The Emperor turns up, brushes him down and makes him wear a S&M gimp suit with breathing apparatus.
The Emperor
“I shall call you Darth Vader from now on and I can be your father figure”
Darth Vader
“Excellent. Now let me make no comment about Obi-Wan hiding my kids or being Luke’s dad until The Empire Strikes Back. And I will conveniently forget that Leia is my daughter when we meet at the beginning of Star Wars, she’ll have a different name and stuff. Her last name will be Organa. And I will not connect that with Bail Organa, who I have spoken to lots in the previous film. And I will think nothing of the droids crashing on Tattooine and quite happily murder the Lars homested, ignoring the fact it belongs to my step-brother”
The Emperor
“That’s my boy.

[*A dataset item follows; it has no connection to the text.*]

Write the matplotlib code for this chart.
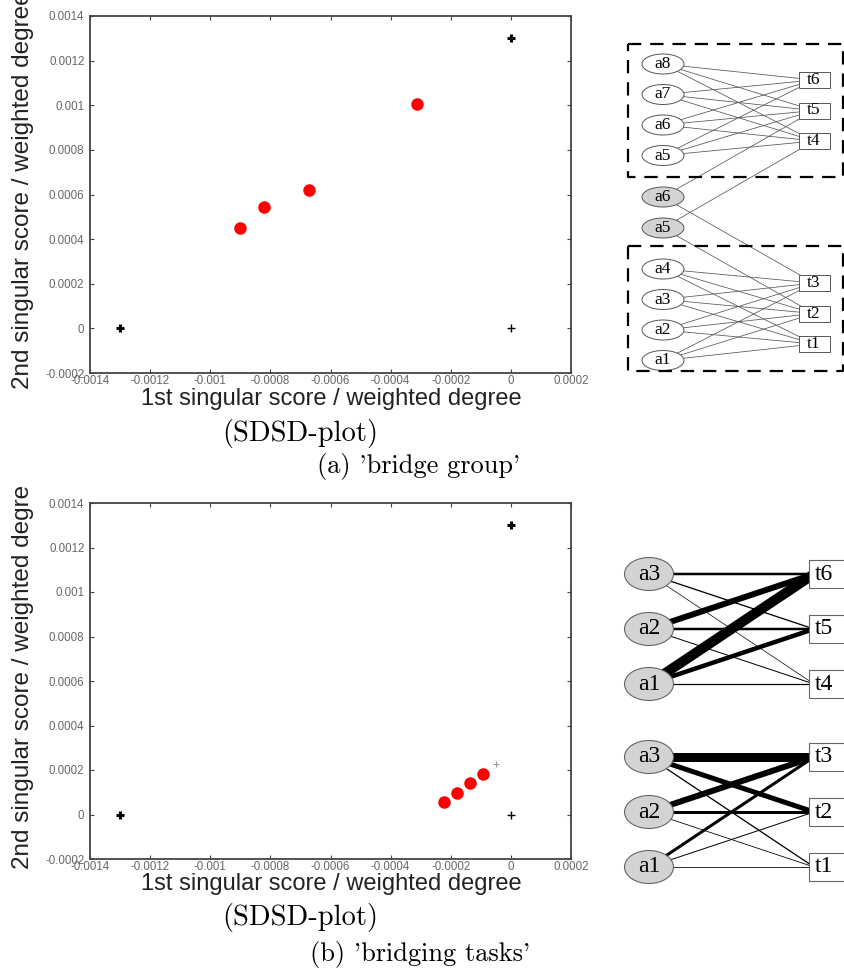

Now let’s go be evil together”
THE END
"Space Sex"
This post rules.
Now I'm off to write a stale, almost essay like piece about how games play a role in today's society because I'd like GAD for my birfday.
Ooops,that isn't to say that I thought the winner for the same day as this reeked of bone-dry passionless droning or anything.
Heh
Cheers!
I also hope Jude gets a part in the next one. Not because I know him or anything... :D
You should send that to that air0 place thingy. That rules!
What's that, you say? I'm a geek? Nooooooooooo!!!!